Tuesday, February 21, 2023

Crimmigration: When A "Controlled Substance" Isn't A "Controlled Substance", Part 1

I had the opportunity today to attend a Webinar/CLE featuring crimmigration expert Mary Kramer (author of Immigration Consequences of Criminal Activity.). It was titled When Victim-Clients Commit Crime: An Introduction to Immigration Consequences of Common Crimes. I'm told this will be made available online in the near future.

This event introduced me to a fabulous 11th Circuit decision from 2022 that would make an excellent real-o-thetical for your crimmigration course or crimmigration segment of your larger immigration class. The case is Said v. U.S. Attorney General, 28 F.4th 1328 (11th Cir. 2022). (Can we pause for a moment to talk about how crazy it is that we're up to F.4th??).

The issue in the case was whether a conviction under Fla. Stat. § 893.13(6)(a) amounted to a "controlled substance offense" for purposes of immigration law.

Here is the Florida statute:

(6)(a) A person may not be in actual or constructive possession of a controlled substance unless such controlled substance was lawfully obtained from a practitioner or pursuant to a valid prescription or order of a practitioner while acting in the course of his or her professional practice or to be in actual or constructive possession of a controlled substance except as otherwise authorized by this chapter. A person who violates this provision commits a felony of the third degree, punishable as provided in s. 775.082, s. 775.083, or s. 775.084.

That seems like a pretty straightfoward problem under 212, doesn't it? After all, under INA § 212(a)(2)(A)(i)(II), "a violation of... any law or regulation of a State ... relating to a controlled substance (as defined in section 802 of title 21)" renders the noncitizen inadmissible. This might be where you would pause with a class and brainstorm ideas about how you might challenge whether the Florida law in fact matches the federal law.
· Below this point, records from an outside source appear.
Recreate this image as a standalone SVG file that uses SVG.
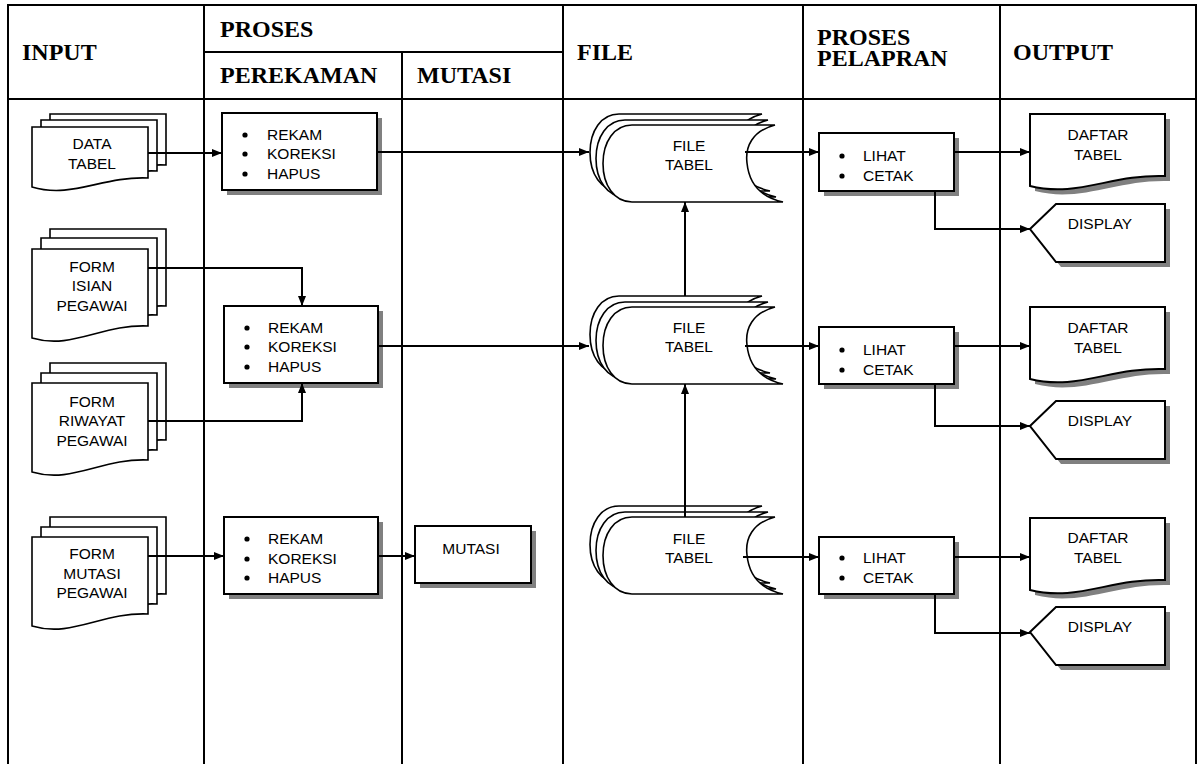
<svg xmlns="http://www.w3.org/2000/svg" xmlns:xlink="http://www.w3.org/1999/xlink" width="1202" height="764" viewBox="0 0 1202 764">
<style>
.tbl{stroke:#000;stroke-width:2;fill:none}
.hdr{font-family:"Liberation Serif","Times New Roman",serif;font-weight:bold;font-size:24px;fill:#000}
.t{font-family:"Liberation Sans",Arial,sans-serif;font-size:15.5px;fill:#000}
.c{text-anchor:middle}
.box{fill:#fff;stroke:#000;stroke-width:2}
.sh{fill:#808080;stroke:none}
.doc{fill:#fff;stroke:#000;stroke-width:1.6}
.conn{fill:none;stroke:#000;stroke-width:2;marker-end:url(#ah)}
.line{fill:none;stroke:#000;stroke-width:2}
</style>
<defs>
<marker id="ah" markerWidth="10" markerHeight="8" refX="10" refY="4" orient="auto" markerUnits="userSpaceOnUse"><path d="M0,0 L10,4 L0,8 Z" fill="#000"/></marker>
<path id="docS" d="M0,0 H116 V51 C70,49 40,72 0,60 Z"/>
<path id="docL" d="M0,0 H116 V77 C70,75 40,101 0,89 Z"/>
<path id="docO" d="M0,0 H135 V62 C81,60 47,84 0,72 Z"/>
<path id="disp" d="M0,25 L26,0 H135 V58 H26 Z"/>
<path id="file" d="M0,0 H143 C120,6 113,22 115,38 C117,58 128,72 151,77 H0 C-18,77 -29,60 -29,38.5 C-29,17 -18,0 0,0 Z"/>
<circle id="bul" r="2.6" fill="#000"/>
</defs>
<rect width="1202" height="764" fill="#fff"/>
<g id="table">
<path class="tbl" d="M8,764 V5 H1196 V764 M204,5 V764 M402,52 V764 M563,5 V764 M803,5 V764 M1000,5 V764 M204,52 H563 M8,99 H1196"/>
<text class="hdr" x="22" y="60">INPUT</text>
<text class="hdr" x="220" y="37">PROSES</text>
<text class="hdr" x="220" y="83">PEREKAMAN</text>
<text class="hdr" x="417" y="83">MUTASI</text>
<text class="hdr" x="577" y="60">FILE</text>
<text class="hdr" x="817" y="45">PROSES</text>
<text class="hdr" x="817" y="66">PELAPRAN</text>
<text class="hdr" x="1013" y="60">OUTPUT</text>
</g>
<g id="in-data-tabel">
<use href="#docS" class="doc" x="50" y="114"/>
<use href="#docS" class="doc" x="41" y="120"/>
<use href="#docS" class="doc" x="32" y="127"/>
<text class="t c" x="92" y="149">DATA</text>
<text class="t c" x="92" y="169">TABEL</text>
</g>
<g id="in-form-isian">
<use href="#docL" class="doc" x="50" y="229"/>
<use href="#docL" class="doc" x="41" y="238"/>
<use href="#docL" class="doc" x="32" y="249"/>
<text class="t c" x="92" y="272">FORM</text>
<text class="t c" x="92" y="291">ISIAN</text>
<text class="t c" x="92" y="311">PEGAWAI</text>
</g>
<g id="in-form-riwayat">
<use href="#docL" class="doc" x="50" y="363"/>
<use href="#docL" class="doc" x="41" y="373"/>
<use href="#docL" class="doc" x="32" y="383"/>
<text class="t c" x="92" y="407">FORM</text>
<text class="t c" x="92" y="426">RIWAYAT</text>
<text class="t c" x="92" y="446">PEGAWAI</text>
</g>
<g id="in-form-mutasi">
<use href="#docL" class="doc" x="50" y="517"/>
<use href="#docL" class="doc" x="41" y="527"/>
<use href="#docL" class="doc" x="32" y="537"/>
<text class="t c" x="92" y="559">FORM</text>
<text class="t c" x="92" y="579">MUTASI</text>
<text class="t c" x="92" y="598">PEGAWAI</text>
</g>
<g id="rekam-1">
<rect class="sh" x="227" y="118" width="155" height="77"/>
<rect class="box" x="222" y="113" width="155" height="77"/>
<use href="#bul" x="245" y="135"/><use href="#bul" x="245" y="154"/><use href="#bul" x="245" y="174"/>
<text class="t" x="267" y="140">REKAM</text>
<text class="t" x="267" y="159">KOREKSI</text>
<text class="t" x="267" y="179">HAPUS</text>
</g>
<g id="rekam-2">
<rect class="sh" x="229" y="311" width="154" height="77"/>
<rect class="box" x="224" y="306" width="154" height="77"/>
<use href="#bul" x="247" y="328"/><use href="#bul" x="247" y="347"/><use href="#bul" x="247" y="367"/>
<text class="t" x="268" y="333">REKAM</text>
<text class="t" x="268" y="352">KOREKSI</text>
<text class="t" x="268" y="372">HAPUS</text>
</g>
<g id="rekam-3">
<rect class="sh" x="229" y="522" width="154" height="77"/>
<rect class="box" x="224" y="517" width="154" height="77"/>
<use href="#bul" x="247" y="539"/><use href="#bul" x="247" y="559"/><use href="#bul" x="247" y="578"/>
<text class="t" x="268" y="544">REKAM</text>
<text class="t" x="268" y="564">KOREKSI</text>
<text class="t" x="268" y="583">HAPUS</text>
</g>
<g id="mutasi">
<rect class="sh" x="420" y="531" width="116" height="57"/>
<rect class="box" x="415" y="526" width="116" height="57"/>
<text class="t c" x="471" y="554">MUTASI</text>
</g>
<g id="file-1">
<use href="#file" class="doc" x="619" y="114"/>
<use href="#file" class="doc" x="625" y="120"/>
<use href="#file" class="doc" x="632" y="125"/>
<text class="t c" x="689" y="151">FILE</text>
<text class="t c" x="689" y="170">TABEL</text>
</g>
<g id="file-2">
<use href="#file" class="doc" x="619" y="296"/>
<use href="#file" class="doc" x="625" y="302"/>
<use href="#file" class="doc" x="632" y="307"/>
<text class="t c" x="689" y="333">FILE</text>
<text class="t c" x="689" y="352">TABEL</text>
</g>
<g id="file-3">
<use href="#file" class="doc" x="619" y="506"/>
<use href="#file" class="doc" x="625" y="512"/>
<use href="#file" class="doc" x="632" y="517"/>
<text class="t c" x="689" y="544">FILE</text>
<text class="t c" x="689" y="563">TABEL</text>
</g>
<g id="lihat-1">
<rect class="sh" x="824" y="138" width="135" height="58"/>
<rect class="box" x="819" y="133" width="135" height="58"/>
<use href="#bul" x="842" y="156"/><use href="#bul" x="842" y="176"/>
<text class="t" x="863" y="161">LIHAT</text>
<text class="t" x="863" y="181">CETAK</text>
</g>
<g id="lihat-2">
<rect class="sh" x="824" y="332" width="135" height="57"/>
<rect class="box" x="819" y="327" width="135" height="57"/>
<use href="#bul" x="842" y="350"/><use href="#bul" x="842" y="370"/>
<text class="t" x="863" y="355">LIHAT</text>
<text class="t" x="863" y="375">CETAK</text>
</g>
<g id="lihat-3">
<rect class="sh" x="824" y="542" width="135" height="57"/>
<rect class="box" x="819" y="537" width="135" height="57"/>
<use href="#bul" x="842" y="558"/><use href="#bul" x="842" y="578"/>
<text class="t" x="863" y="563">LIHAT</text>
<text class="t" x="863" y="583">CETAK</text>
</g>
<g id="daftar-1">
<use href="#docO" class="sh" x="1035" y="119"/>
<use href="#docO" class="box" x="1030" y="114"/>
<text class="t c" x="1098" y="140">DAFTAR</text>
<text class="t c" x="1098" y="160">TABEL</text>
</g>
<g id="daftar-2">
<use href="#docO" class="sh" x="1035" y="312"/>
<use href="#docO" class="box" x="1030" y="307"/>
<text class="t c" x="1098" y="333">DAFTAR</text>
<text class="t c" x="1098" y="353">TABEL</text>
</g>
<g id="daftar-3">
<use href="#docO" class="sh" x="1035" y="523"/>
<use href="#docO" class="box" x="1030" y="518"/>
<text class="t c" x="1098" y="543">DAFTAR</text>
<text class="t c" x="1098" y="563">TABEL</text>
</g>
<g id="display-1">
<use href="#disp" class="sh" x="1035" y="209"/>
<use href="#disp" class="box" x="1030" y="204"/>
<text class="t c" x="1100" y="229">DISPLAY</text>
</g>
<g id="display-2">
<use href="#disp" class="sh" x="1035" y="406"/>
<use href="#disp" class="box" x="1030" y="401"/>
<text class="t c" x="1100" y="426">DISPLAY</text>
</g>
<g id="display-3">
<use href="#disp" class="sh" x="1035" y="612"/>
<use href="#disp" class="box" x="1030" y="607"/>
<text class="t c" x="1100" y="632">DISPLAY</text>
</g>
<g id="connectors">
<path class="conn" d="M148,153 H222"/>
<path class="conn" d="M148,268 H302 V306"/>
<path class="conn" d="M148,421 H302 V383"/>
<path class="conn" d="M148,556 H224"/>
<path class="conn" d="M378,556 H415"/>
<path class="conn" d="M377,152 H589"/>
<path class="conn" d="M378,346 H589"/>
<path class="conn" d="M685,296 V202"/>
<path class="conn" d="M685,517 V384"/>
<path class="conn" d="M745,152 H819"/>
<path class="conn" d="M745,346 H819"/>
<path class="conn" d="M743,557 H819"/>
<path class="conn" d="M954,152 H1030"/>
<path class="conn" d="M935,191 V229 H1030"/>
<path class="conn" d="M954,346 H1030"/>
<path class="conn" d="M935,384 V426 H1030"/>
<path class="conn" d="M954,557 H1030"/>
<path class="conn" d="M935,594 V633 H1030"/>
</g>
</svg>
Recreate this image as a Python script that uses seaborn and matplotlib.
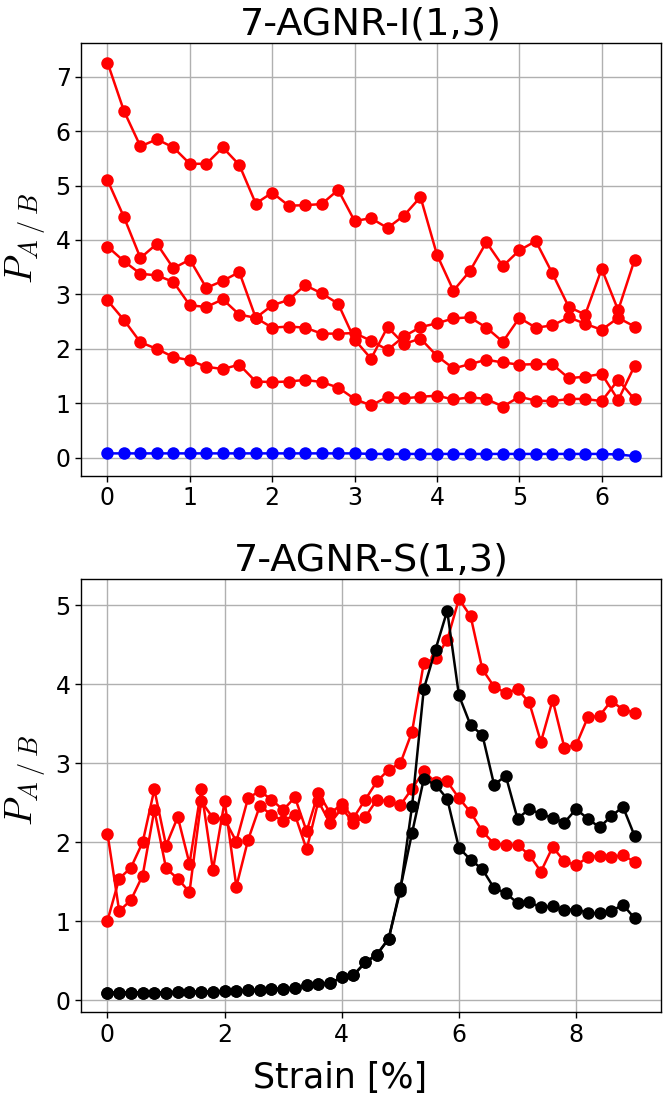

Here's what the Eleventh Circuit saw: It asked whether the "controlled substance" referenced in the Florida statute matched the federal definition of a controlled substance.

Under federal law, 21 U.S.C. § 802(16), marijuana includes:

[A]ll parts of the plant Cannabis sativa L., whether growing or not; the seeds thereof; the resin extracted from any part of such plant; and every compound, manufacture, salt, derivative, mixture, or preparation of such plant, its seeds or resin. [Marijuana] does not include ... the mature stalks of such plant, fiber produced from such stalks, oil or cake made from the seeds of such plant, any other compound, manufacture, salt, derivative, mixture, or preparation of such mature stalks (except the resin extracted therefrom), fiber, oil, or cake, or the sterilized seed of such plant which is incapable of germination.

However, Florida's law is broader. It defines marijuana as “all parts of any plant of the genus Cannabis, whether growing or not; the seeds thereof; the resin extracted from any part of the plant; and every compound, manufacture, salt, derivative, mixture, or preparation of the plant or its seeds or resin.” Fla. Stat. § 893.02(3) (emphasis added).

Because the "plain language" of the Florida statute included substances beyond what is federally controlled, the Eleventh Circuit found the state law overbroad and the noncitizen could not be considered to have a "controlled substance" conviction under 212.